Now, it can be argued that this is not essentially outer space. It technically is. but for non-argument’s sake, at least the curvature of the Earth is already clearly visible at this point.
One Small Bite for Man, One Giant Munch for Mankind
Of course, what better way to test and prove World View’s stratollites than with a big promotional stunt? In an advertisment that clearly makes fun of what should be boring laboratory tests, KFC delivered a rather epic showcase of what we’d like the actual condition tests would look like. Everything would, needless to say, still end on what has been already decided: launching a real Zinger to fly on a stratollite.
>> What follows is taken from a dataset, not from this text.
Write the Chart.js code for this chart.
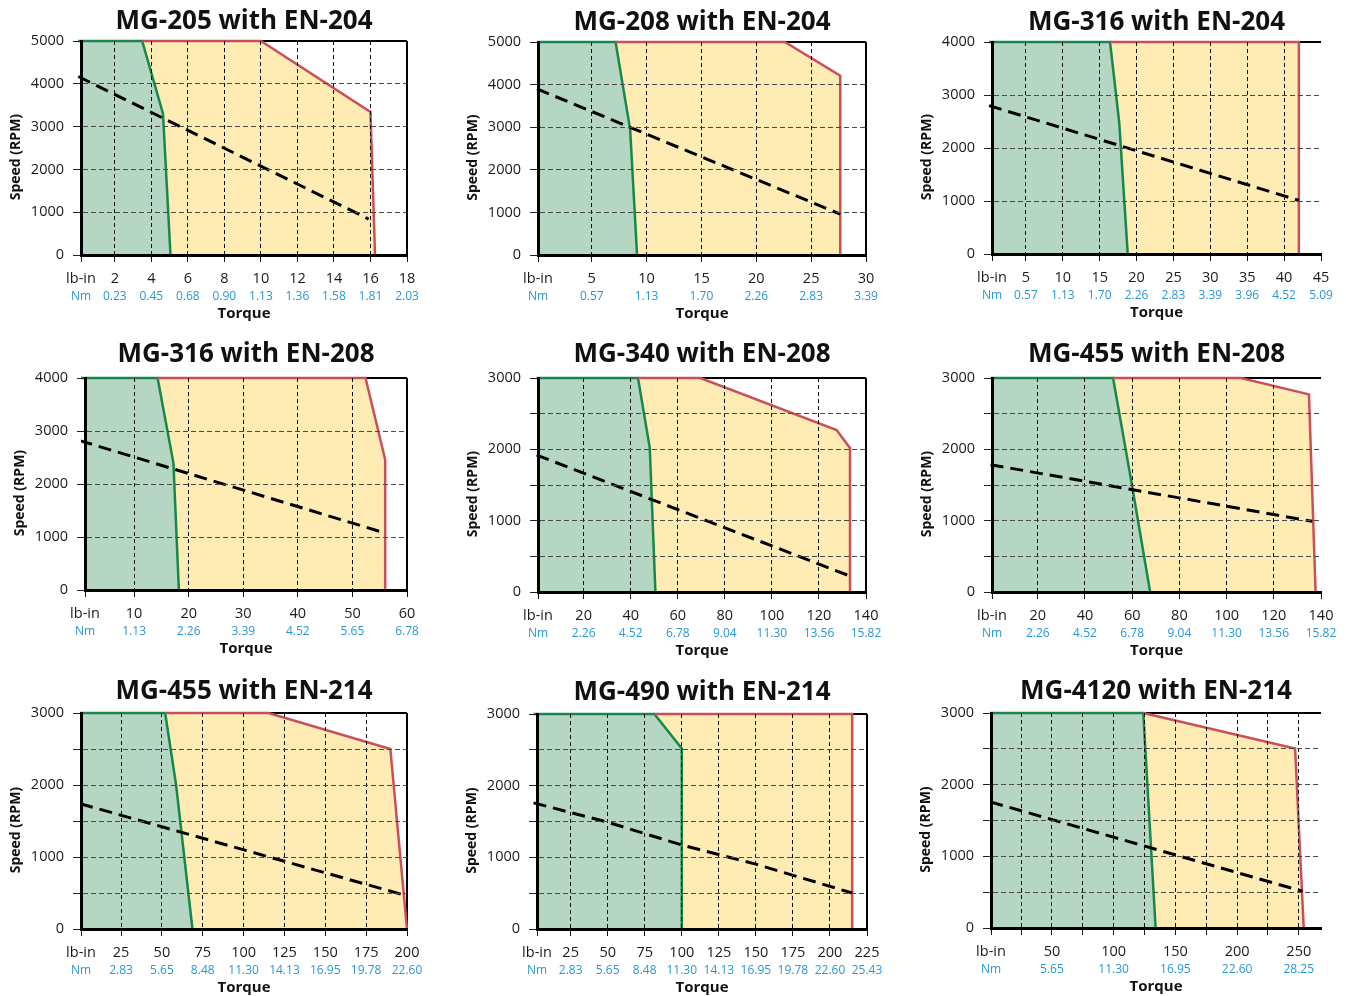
<!DOCTYPE html>
<html>
<head>
<meta charset="utf-8">
<title>Speed / torque curves</title>
<script src="https://cdn.jsdelivr.net/npm/chart.js@4.4.1/dist/chart.umd.min.js"></script>
<style>
  html, body { margin: 0; background: #fff; }
  #wrap { position: relative; width: 1346px; height: 996px; overflow: hidden; }
  #wrap canvas { position: absolute; }
</style>
</head>
<body>
<div id="wrap"></div>
<script>
// ---- data (torque in lb-in, speed in RPM) ----
const titles = ['MG-205 with EN-204', 'MG-208 with EN-204', 'MG-316 with EN-204',
                'MG-316 with EN-208', 'MG-340 with EN-208', 'MG-455 with EN-208',
                'MG-455 with EN-214', 'MG-490 with EN-214', 'MG-4120 with EN-214'];

const speedMax  = [5000, 5000, 4000, 4000, 3000, 3000, 3000, 3000, 3000];
const speedStep = [1000, 1000, 1000, 1000, 500, 500, 500, 500, 500];
const torqueMin = [0.15, 0.1, 0.4, 1, 0.6, 0.6, 0.5, 2.3, 0.6];
const torqueMax = [18, 30, 45, 60, 140, 140, 200, 225, 268];

const lbTicks = [
  [2, 4, 6, 8, 10, 12, 14, 16, 18],
  [5, 10, 15, 20, 25, 30],
  [5, 10, 15, 20, 25, 30, 35, 40, 45],
  [10, 20, 30, 40, 50, 60],
  [20, 40, 60, 80, 100, 120, 140],
  [20, 40, 60, 80, 100, 120, 140],
  [25, 50, 75, 100, 125, 150, 175, 200],
  [25, 50, 75, 100, 125, 150, 175, 200, 225],
  [25, 50, 75, 100, 125, 150, 175, 200, 225, 250]
];
const lbLabels = [
  ['2', '4', '6', '8', '10', '12', '14', '16', '18'],
  ['5', '10', '15', '20', '25', '30'],
  ['5', '10', '15', '20', '25', '30', '35', '40', '45'],
  ['10', '20', '30', '40', '50', '60'],
  ['20', '40', '60', '80', '100', '120', '140'],
  ['20', '40', '60', '80', '100', '120', '140'],
  ['25', '50', '75', '100', '125', '150', '175', '200'],
  ['25', '50', '75', '100', '125', '150', '175', '200', '225'],
  ['', '50', '', '100', '', '150', '', '200', '', '250']
];
const nmLabels = [
  ['0.23', '0.45', '0.68', '0.90', '1.13', '1.36', '1.58', '1.81', '2.03'],
  ['0.57', '1.13', '1.70', '2.26', '2.83', '3.39'],
  ['0.57', '1.13', '1.70', '2.26', '2.83', '3.39', '3.96', '4.52', '5.09'],
  ['1.13', '2.26', '3.39', '4.52', '5.65', '6.78'],
  ['2.26', '4.52', '6.78', '9.04', '11.30', '13.56', '15.82'],
  ['2.26', '4.52', '6.78', '9.04', '11.30', '13.56', '15.82'],
  ['2.83', '5.65', '8.48', '11.30', '14.13', '16.95', '19.78', '22.60'],
  ['2.83', '5.65', '8.48', '11.30', '14.13', '16.95', '19.78', '22.60', '25.43'],
  ['', '5.65', '', '11.30', '', '16.95', '', '22.60', '', '28.25']
];

// continuous duty edge (green), from the top left corner down to zero speed
const greenEdge = [
  [[0, 5000], [3.5, 5000], [4.64, 3300], [5.05, 0]],
  [[0, 5000], [7.17, 5000], [8.5, 2950], [9.13, 0]],
  [[0, 4000], [16.4, 4000], [17.65, 2480], [18.8, 0]],
  [[0, 4000], [14.3, 4000], [17.2, 2400], [18.2, 0]],
  [[0, 3000], [43.1, 3000], [48.1, 2020], [50.5, 0]],
  [[0, 3000], [51.9, 3000], [59.9, 1500], [67.6, 0]],
  [[0, 3000], [52, 3000], [58.7, 2000], [68.7, 0]],
  [[0, 3000], [81.5, 3000], [100, 2520], [100, 0]],
  [[0, 3000], [124, 3000], [134, 0]]
];
// intermittent duty edge (red), starting where the green edge leaves the top
const redEdge = [
  [[3.5, 5000], [10, 5000], [16, 3340], [16.25, 0]],
  [[7.17, 5000], [22.6, 5000], [27.65, 4210], [27.65, 0]],
  [[16.4, 4000], [42, 4000], [42, 0]],
  [[14.3, 4000], [52.4, 4000], [56, 2460], [56, 0]],
  [[43.1, 3000], [69.6, 3000], [127.5, 2270], [133.2, 2020], [133.2, 0]],
  [[51.9, 3000], [106, 3000], [134.9, 2770], [137.7, 0]],
  [[52, 3000], [115.2, 3000], [189.8, 2500], [200, 0]],
  [[81.5, 3000], [215, 3000], [215, 0]],
  [[124, 3000], [247, 2505], [254, 0]]
];
// dashed load line
const loadLine = [
  [[0, 4170], [15.9, 840]],
  [[0, 3900], [27.65, 960]],
  [[0, 2800], [42, 1010]],
  [[0, 2820], [56, 1075]],
  [[0, 1920], [133.2, 223]],
  [[0, 1785], [136.3, 991]],
  [[0, 1740], [199.4, 464]],
  [[0, 1760], [50, 1490], [100, 1172], [150, 905], [215, 502]],
  [[0, 1760], [253, 512]]
];

// ---- layout: plot rectangles on the page [left, top, right, bottom] ----
const plotBoxes = [
  [81, 41, 407, 255], [538, 42, 866, 255], [992, 42, 1321, 254],
  [85, 378, 407, 590], [538, 378, 866, 592], [992, 378, 1321, 592],
  [81, 713, 407, 929], [537, 714, 867, 929], [991, 713, 1321, 928]
];
const rightBorder = [true, true, false, true, true, false, true, true, false];
const titleTopPad = [10, 6, 8]; // per row

const FONT = "'Open Sans', 'Noto Sans', sans-serif";
const GREEN = '#16894a', GREEN_FILL = '#b4d6c3';
const RED = '#c9505b', YELLOW = '#feecb4';
const BLUE = '#2a97d5', INK = '#1a1a1a', CLEAR = 'rgba(0,0,0,0)';
const AXIS_W = 81, TITLE_H = 44, X1_H = 33, X2_H = 37, RIGHT_PAD = 18;

Chart.defaults.font.family = FONT;

// top edge of the frame, plus the right edge on the panels that have one
const framePlugin = {
  id: 'frame',
  beforeDatasetsDraw(chart, args, opts) {
    const { ctx, chartArea: a } = chart;
    ctx.save();
    ctx.strokeStyle = '#000';
    ctx.lineWidth = 2;
    ctx.beginPath();
    ctx.moveTo(a.left, a.top);
    ctx.lineTo(a.right, a.top);
    if (opts.right) {
      ctx.moveTo(a.right, a.top);
      ctx.lineTo(a.right, a.bottom);
    }
    ctx.stroke();
    ctx.restore();
  }
};

// fixed axis height; edge labels may hang into the canvas margin
const fixHeight = hgt => s => {
  s.height = hgt;
  s.paddingLeft = 0;
  s.paddingRight = 0;
};

const pts = arr => arr.map(([x, y]) => ({ x, y }));
const wrap = document.getElementById('wrap');

plotBoxes.forEach(([L, T, R, B], i) => {
  const w = AXIS_W + (R - L) + RIGHT_PAD;
  const h = TITLE_H + (B - T) + X1_H + X2_H;
  const canvas = document.createElement('canvas');
  canvas.width = w;
  canvas.height = h;
  canvas.style.left = (L - AXIS_W) + 'px';
  canvas.style.top = (T - TITLE_H) + 'px';
  wrap.appendChild(canvas);

  const xTicks = s => { s.ticks = [torqueMin[i], ...lbTicks[i]].map(value => ({ value })); };
  const line = { pointRadius: 0, tension: 0, clip: 4 };
  const tTop = titleTopPad[Math.floor(i / 3)];

  new Chart(canvas, {
    type: 'line',
    data: {
      datasets: [
        { ...line, data: pts(loadLine[i]), borderColor: '#000', borderWidth: 3, borderDash: [13, 7], fill: false, order: 1 },
        { ...line, data: pts(redEdge[i]), borderColor: RED, borderWidth: 2.5, fill: false, order: 2 },
        { ...line, data: pts(greenEdge[i]), borderColor: GREEN, borderWidth: 2.5, backgroundColor: GREEN_FILL, fill: 'origin', order: 3 },
        { ...line, data: pts([greenEdge[i][0], ...redEdge[i]]), borderWidth: 0, backgroundColor: YELLOW, fill: 'origin', order: 4 }
      ]
    },
    options: {
      responsive: false,
      devicePixelRatio: 1,
      animation: false,
      layout: { padding: { right: RIGHT_PAD } },
      plugins: {
        legend: { display: false },
        tooltip: { enabled: false },
        title: {
          display: true, text: titles[i], fullSize: false, color: '#111',
          font: { size: 26, weight: 'bold', lineHeight: 30 / 26 },
          padding: { top: tTop, bottom: 14 - tTop }
        },
        frame: { right: rightBorder[i] }
      },
      scales: {
        x: {
          type: 'linear', position: 'bottom', weight: 0,
          min: torqueMin[i], max: torqueMax[i],
          afterBuildTicks: xTicks,
          afterFit: fixHeight(X1_H),
          ticks: {
            autoSkip: false, maxRotation: 0, padding: 8, color: INK,
            font: { size: 14.5 },
            callback: (v, k) => k === 0 ? 'lb-in' : lbLabels[i][k - 1]
          },
          grid: {
            z: 1, lineWidth: 1, tickLength: 7, tickColor: '#111',
            color: c => (c.tick && (c.tick.value <= torqueMin[i] || c.tick.value >= torqueMax[i])) ? CLEAR : '#111'
          },
          border: { z: 2, color: '#000', width: 3, dash: [4, 3] }
        },
        x2: {
          type: 'linear', position: 'bottom', weight: 1,
          min: torqueMin[i], max: torqueMax[i],
          afterBuildTicks: xTicks,
          afterFit: fixHeight(X2_H),
          ticks: {
            autoSkip: false, maxRotation: 0, padding: 1, color: BLUE,
            font: { size: 12 },
            callback: (v, k) => k === 0 ? 'Nm' : nmLabels[i][k - 1]
          },
          grid: { display: false, drawTicks: false },
          border: { display: false },
          title: {
            display: true, text: 'Torque', color: '#111',
            font: { size: 15, weight: 'bold' }, padding: { top: 0, bottom: 2 }
          }
        },
        y: {
          min: 0, max: speedMax[i],
          afterFit: s => { s.width = AXIS_W; },
          ticks: {
            stepSize: speedStep[i], padding: 9, color: INK,
            font: { size: 14.5 },
            callback: v => v % 1000 === 0 ? String(v) : ''
          },
          grid: {
            z: 1, lineWidth: 1, tickLength: 8, tickColor: '#222',
            color: c => (c.tick && (c.tick.value <= 0 || c.tick.value >= speedMax[i])) ? CLEAR : '#4a4a4a'
          },
          border: { z: 2, color: '#000', width: 3, dash: [5, 3] },
          title: {
            // trailing spaces nudge the label down, as in the reference
            display: true, text: 'Speed (RPM)     ', color: '#111',
            font: { size: 14, weight: 'bold' }, padding: { top: 8, bottom: 0 }
          }
        }
      }
    },
    plugins: [framePlugin]
  });
});
</script>
</body>
</html>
That’s right. It is going to be slices of bread, lettuce, spicy zinger chicken, and its usual assortment of condiments all floating around in the stratosphere for a spectacular advertisment campaign. It probably won’t be as neat and clean as a certain flying chair, or as close to real outer space as another specific dairy product. However, it’d be a space item with a zing (pun intended) of its own.
The real technical challenge, of course, is for World View to achieve success with the KFC test flights. Should this be accomplished, actual commercial launches would shortly follow. Applications would range from radar, to communication, to even scientific instrumentation, all within the client’s technical preferences.
Though of course, it might not be bad to add another item to the now established (almost) ‘outer space menu’.